By Ntombi Mhlongo
South Africa’s Cabinet was reshuffled on Monday night with President Cyril Ramaphosa announcing a host of new appointments.
The two most anticipated appointments were of the Deputy President following David Mabuza’s resignation and the new minister of electricity. Ramaphosa announced Paul Mashatile as his deputy and Dr Kgosientso Ramokgopa as the minister of electricity.
The axe fell on a few ministers who were regarded as thorns on Ramaphosa’s side such as Lindiwe Sisulu who had announced would contest the ANC’s presidency at the December elective conference.
Another victim of challenging Ramaphosa’s authority and voting with her conscience during Parliament’s Section 189 probe into the robbery at his Phala Phala farm was Dr Nkosazana Dlamini Zuma.
She was removed from her position as the Minister of Cooperative Governance and Traditional Affairs (Cogta) and shipped to the position of Minister in the Presidency for Women, Children and People With Disabilities.
Nathi Mthethwa was given the boot as the Minister of Sports, Arts and Culture and replaced by Zizi Kodwa while Sindisiwe Chikunga would take over from Fikile Mbalula as Minister of Transport. Mbalula was elected as the ANC’s Secretary General during the elective conference, a position that is regarded as a full-time job in the party.
Before making the announcement, Ramaphosa explained that the purpose of the changes was to ensure that the government is properly capacitated and directed to give effect to the commitments made in the State of the Nation Address and the Budget Speech.
“We have said that the people of South Africa want action, they want solutions and they want the government to work for them. All members of the Executive have been directed to focus on those agreed actions that will make a meaningful difference now and will enable real progress within the next year”.
He said he hoped the moves would lay a foundation for a sustained recovery into the future.
“All parts of government are focused on addressing those issues that concern South Africans the most: load shedding, unemployment, poverty and the rising cost of living, and crime and corruption,” the President said.
He said understanding that just over one year remains in the term of this 6th administration, these changes are not about overhauling the National Executive.
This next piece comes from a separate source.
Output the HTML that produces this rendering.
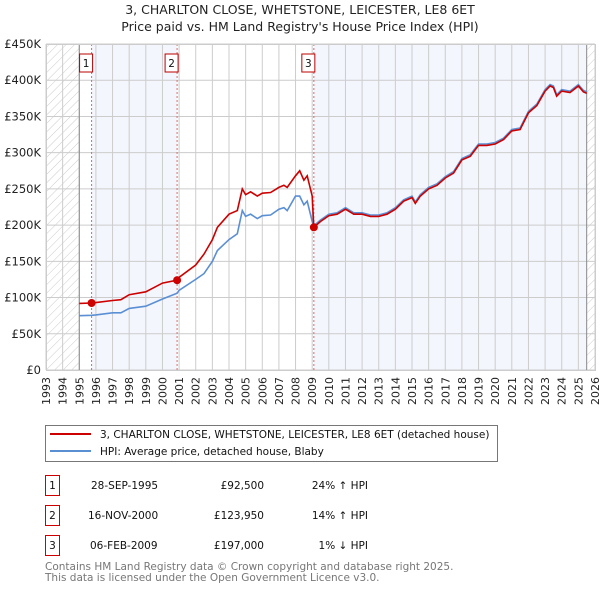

Instead, he said the changes are intended to fill vacancies that have occurred in the Executive and to direct government more effectively towards the areas that require urgent and decisive action.
Regarding the Minister of Electricity, the President said his primary task will be to significantly reduce the severity and frequency of load shedding as a matter of urgency.
“To effectively oversee the electricity crisis response, the appointed Minister will have political responsibility, authority and control over all critical aspects of the Energy Action Plan. This will help to deal with the challenge of fragmentation of responsibility across various departments and ministers which, while appropriate under normal circumstances, is not conducive to crisis response,” said Ramaphosa.
While South Africans were calling for the removal of certain ministers, they managed to dodge the bullet. The ministers that survived the axe include Public Enterprises Minister Pravin Gordhan and Police Minister Bheki Cele.
Read More: Ramaphosa rejects David Mabuza’s resignation
The two have been under severe scrutiny over the past few months. Gordhan on his side has been blamed for the collapse of the country’s State-Owned Enterprises which include the dysfunctional Eskom.
He faced further outrage when it emerged he sold the country’s carrier, SAA to a consortium for E51. Cele on the other hand has been struggling to arrest the increasing crime rate in the country.
The quarterly stats have painted a country run by criminals. Cases such as murder, rape and hijacking have been on the increase under his watch. Many South Africans believe he is failing in his portfolio.